Yes, these kinds of calculations can be dizzying even for those of us who are covering the 2008 presidential race. It is hard not to escape the bizarre arithmetic of the low-turnout Republican caucuses (which are little more than a gussied-up straw poll), which could be won by a candidate collecting 25,000 or 30,000 votes. What that means is that a candidate could still rise from oblivion if he started corralling roughly 1,000 new supporters per day. Small wonder that John McLaughlin, Thompson's pollster, was wandering the debate's press room armed with a sheaf of charts (from the 1996 and 2000 GOP races and the 2004 Democratic contest) showing how dramatically the horse-race numbers have moved in the final days before the caucuses.

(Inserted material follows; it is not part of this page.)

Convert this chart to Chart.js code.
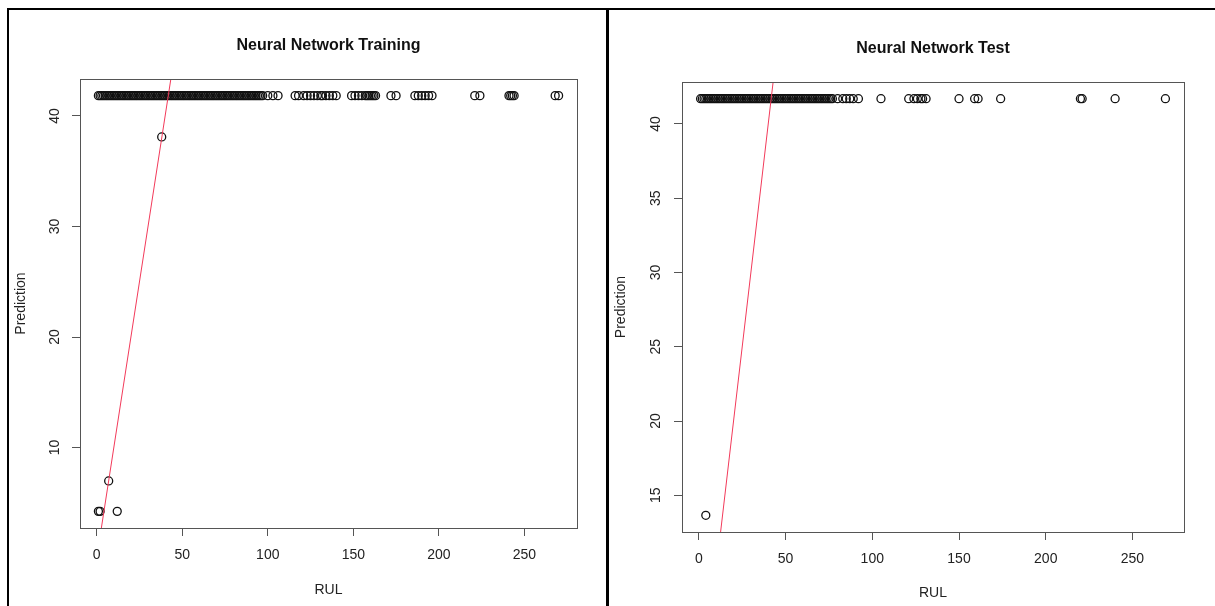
<!DOCTYPE html>
<html>
<head>
<meta charset="utf-8">
<script src="https://cdn.jsdelivr.net/npm/chart.js@4.4.1/dist/chart.umd.min.js"></script>
<style>
  html, body { margin: 0; padding: 0; background: #fff; }
  body { width: 1215px; height: 606px; position: relative; overflow: hidden; }
  canvas { position: absolute; top: 0; }
  #c1 { left: 0; }
  #c2 { left: 607px; }
  .rule { position: absolute; background: #000; }
</style>
</head>
<body>
<canvas id="c1" width="607" height="606"></canvas>
<canvas id="c2" width="608" height="606"></canvas>
<div class="rule" style="left:7px;top:8px;width:1208px;height:2px"></div>
<div class="rule" style="left:7px;top:8px;width:2px;height:598px"></div>
<div class="rule" style="left:606px;top:8px;width:3px;height:598px"></div>
<script>
// ---- Training set: observed RUL vs network prediction ----
const trainRUL = [
  1, 2, 3, 4, 5, 6, 7, 8, 9, 10, 11, 12, 13, 14, 15, 16, 17, 18, 19, 20,
  21, 22, 23, 24, 25, 26, 27, 28, 29, 30, 31, 32, 33, 34, 35, 36, 37, 38, 39, 40,
  41, 42, 43, 44, 45, 46, 47, 48, 49, 50, 51, 52, 53, 54, 55, 56, 57, 58, 59, 60,
  61, 62, 63, 64, 65, 66, 67, 68, 69, 70, 71, 72, 73, 74, 75, 76, 77, 78, 79, 80,
  81, 82, 83, 84, 85, 86, 87, 88, 89, 90, 91, 92, 93, 94, 95, 96, 97, 100, 103, 106,
  116, 118, 121, 123, 125, 127, 129, 131, 132, 134, 136, 138, 140, 149, 151, 153, 155, 157, 158, 159,
  160, 161, 162, 163, 172, 175, 186, 188, 190, 192, 194, 196, 221, 224, 241, 242, 243, 244, 268, 270,
  1, 2, 7, 12, 38
];
const trainPred = [
  41.84, 41.84, 41.84, 41.84, 41.84, 41.84, 41.84, 41.84, 41.84, 41.84, 41.84, 41.84, 41.84, 41.84, 41.84, 41.84, 41.84, 41.84, 41.84, 41.84,
  41.84, 41.84, 41.84, 41.84, 41.84, 41.84, 41.84, 41.84, 41.84, 41.84, 41.84, 41.84, 41.84, 41.84, 41.84, 41.84, 41.84, 41.84, 41.84, 41.84,
  41.84, 41.84, 41.84, 41.84, 41.84, 41.84, 41.84, 41.84, 41.84, 41.84, 41.84, 41.84, 41.84, 41.84, 41.84, 41.84, 41.84, 41.84, 41.84, 41.84,
  41.84, 41.84, 41.84, 41.84, 41.84, 41.84, 41.84, 41.84, 41.84, 41.84, 41.84, 41.84, 41.84, 41.84, 41.84, 41.84, 41.84, 41.84, 41.84, 41.84,
  41.84, 41.84, 41.84, 41.84, 41.84, 41.84, 41.84, 41.84, 41.84, 41.84, 41.84, 41.84, 41.84, 41.84, 41.84, 41.84, 41.84, 41.84, 41.84, 41.84,
  41.84, 41.84, 41.84, 41.84, 41.84, 41.84, 41.84, 41.84, 41.84, 41.84, 41.84, 41.84, 41.84, 41.84, 41.84, 41.84, 41.84, 41.84, 41.84, 41.84,
  41.84, 41.84, 41.84, 41.84, 41.84, 41.84, 41.84, 41.84, 41.84, 41.84, 41.84, 41.84, 41.84, 41.84, 41.84, 41.84, 41.84, 41.84, 41.84, 41.84,
  4.23, 4.23, 6.98, 4.23, 38.1
];

// ---- Test set: observed RUL vs network prediction ----
const testRUL = [
  1, 2, 3, 4, 5, 6, 7, 8, 9, 10, 11, 12, 13, 14, 15, 16, 17, 18, 19, 20,
  21, 22, 23, 24, 25, 26, 27, 28, 29, 30, 31, 32, 33, 34, 35, 36, 37, 38, 39, 40,
  41, 42, 43, 44, 45, 46, 47, 48, 49, 50, 51, 52, 53, 54, 55, 56, 57, 58, 59, 60,
  61, 62, 63, 64, 65, 66, 67, 68, 69, 70, 71, 72, 73, 74, 75, 76, 77, 80, 83, 85,
  87, 89, 92, 105, 121, 124, 126, 128, 129, 131, 150, 159, 161, 174, 220, 221, 240, 269,
  4
];
const testPred = [
  41.7, 41.7, 41.7, 41.7, 41.7, 41.7, 41.7, 41.7, 41.7, 41.7, 41.7, 41.7, 41.7, 41.7, 41.7, 41.7, 41.7, 41.7, 41.7, 41.7,
  41.7, 41.7, 41.7, 41.7, 41.7, 41.7, 41.7, 41.7, 41.7, 41.7, 41.7, 41.7, 41.7, 41.7, 41.7, 41.7, 41.7, 41.7, 41.7, 41.7,
  41.7, 41.7, 41.7, 41.7, 41.7, 41.7, 41.7, 41.7, 41.7, 41.7, 41.7, 41.7, 41.7, 41.7, 41.7, 41.7, 41.7, 41.7, 41.7, 41.7,
  41.7, 41.7, 41.7, 41.7, 41.7, 41.7, 41.7, 41.7, 41.7, 41.7, 41.7, 41.7, 41.7, 41.7, 41.7, 41.7, 41.7, 41.7, 41.7, 41.7,
  41.7, 41.7, 41.7, 41.7, 41.7, 41.7, 41.7, 41.7, 41.7, 41.7, 41.7, 41.7, 41.7, 41.7, 41.7, 41.7, 41.7, 41.7,
  13.65
];

// ---- Axis ticks ----
const trainXTicks = [0, 50, 100, 150, 200, 250];
const trainYTicks = [10, 20, 30, 40];
const testXTicks = [0, 50, 100, 150, 200, 250];
const testYTicks = [15, 20, 25, 30, 35, 40];

// Reference line: prediction = RUL
const ablineIntercept = 0;
const ablineSlope = 1;

const FONT = "'Liberation Sans', Arial, Helvetica, sans-serif";
const INK = '#222';
const FRAME = '#555';

// Axis limits padded by 4% of the data range on each side
function paddedRange(v) {
  const lo = Math.min(...v), hi = Math.max(...v), d = (hi - lo) * 0.04;
  return [lo - d, hi + d];
}

// Box around the plotting region
const plotBox = {
  id: 'plotBox',
  afterDraw(chart) {
    const { ctx, chartArea: a } = chart;
    ctx.save();
    ctx.strokeStyle = FRAME;
    ctx.lineWidth = 1;
    ctx.strokeRect(Math.round(a.left) + 0.5, Math.round(a.top) + 0.5,
      Math.round(a.right - a.left), Math.round(a.bottom - a.top));
    ctx.restore();
  }
};

function makePanel(id, rul, pred, xTicks, yTicks, title, g) {
  const xr = paddedRange(rul);
  const yr = paddedRange(pred);
  const points = rul.map((r, i) => ({ x: r, y: pred[i] }));
  const ablinePts = xr.map(v => ({ x: v, y: ablineIntercept + ablineSlope * v }));

  return new Chart(document.getElementById(id), {
    type: 'scatter',
    data: {
      datasets: [
        {
          type: 'line',
          data: ablinePts,
          borderColor: '#f23a5a',
          borderWidth: 1,
          pointRadius: 0,
          fill: false,
          tension: 0
        },
        {
          data: points,
          pointStyle: 'circle',
          pointRadius: 4,
          pointBorderWidth: 1.3,
          pointBorderColor: '#111',
          pointBackgroundColor: 'rgba(0,0,0,0)'
        }
      ]
    },
    options: {
      responsive: false,
      animation: false,
      events: [],
      layout: { padding: { left: 0, right: g.padRight, top: 0, bottom: 0 } },
      plugins: {
        legend: { display: false },
        tooltip: { enabled: false },
        title: {
          display: true,
          text: title,
          fullSize: false,
          color: '#111',
          font: { family: FONT, size: 16, weight: 'bold' },
          padding: { top: g.titleTop, bottom: g.titleBottom }
        }
      },
      scales: {
        x: {
          type: 'linear',
          min: xr[0],
          max: xr[1],
          afterBuildTicks: s => { s.ticks = xTicks.map(v => ({ value: v })); },
          afterFit: s => { s.height = g.xAxisHeight; },
          grid: { display: true, drawOnChartArea: false, drawTicks: true, tickLength: 8, color: FRAME, lineWidth: 1 },
          border: { display: true, color: FRAME, width: 1 },
          ticks: { color: INK, font: { family: FONT, size: 14 }, padding: g.xTickPad, maxRotation: 0, minRotation: 0, autoSkip: false },
          title: { display: true, text: 'RUL', color: INK, font: { family: FONT, size: 14 }, padding: { top: 0, bottom: g.xTitlePad } }
        },
        y: {
          type: 'linear',
          min: yr[0],
          max: yr[1],
          afterBuildTicks: s => { s.ticks = yTicks.map(v => ({ value: v })); },
          afterFit: s => { s.width = g.yAxisWidth; },
          grid: { display: true, drawOnChartArea: false, drawTicks: true, tickLength: 8, color: FRAME, lineWidth: 1 },
          border: { display: true, color: FRAME, width: 1 },
          ticks: { color: INK, font: { family: FONT, size: 14 }, padding: g.yTickPad, minRotation: 90, maxRotation: 90, crossAlign: 'center', autoSkip: false },
          title: { display: true, text: 'Prediction', color: INK, font: { family: FONT, size: 14 }, padding: { top: g.yTitlePad, bottom: 0 } }
        }
      }
    },
    plugins: [plotBox]
  });
}

makePanel('c1', trainRUL, trainPred, trainXTicks, trainYTicks, 'Neural Network Training', {
  padRight: 30, yAxisWidth: 80, xAxisHeight: 78,
  titleTop: 36.4, titleBottom: 23.4,
  xTickPad: 10.9, yTickPad: 9.5, xTitlePad: 7, yTitlePad: 13
});

makePanel('c2', testRUL, testPred, testXTicks, testYTicks, 'Neural Network Test', {
  padRight: 31, yAxisWidth: 75, xAxisHeight: 74,
  titleTop: 39.4, titleBottom: 23.4,
  xTickPad: 10.9, yTickPad: 10, xTitlePad: 4, yTitlePad: 6
});
</script>
</body>
</html>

Romney has entered uncharted waters (or perhaps, given Iowa, cornfields) with his attack ad, complete with an ominous voice-over challenging Huckabee for supporting in-state tuition benefits in Arkansas for "illegal aliens." In a multi-candidate contest, often it is the innocent bystanders who benefit when a desperate contender goes negative. (In 2004, a televised knife fight between Dick Gephardt and Howard Dean cleaved a path for Kerry and John Edwards to dominate the Democratic caucuses.) That may be why Romney went out of his way to be Mr. Positive Wednesday, letting his TV commercials do the dirty work, while in public he mouthed platitudes like, "This is not a time for us to wring our hands and think that the future is bleak. In fact, the future is bright."
But the candidate under the microscope in Iowa is Huckabee. Is it a stroke of genius that Huckabee -- facing incoming fire for sensible moderation on immigration -- is suddenly trumpeting the endorsement of Jim Gilchrist, the founder of the protect-our-borders vigilante group the Minutemen. Or is it an early sign that beneath Huckabee's affable veneer beats the cynical heart of another political operator? At least Huckabee is in the enviable position of not having his halo dented by another debate before the Iowa vote.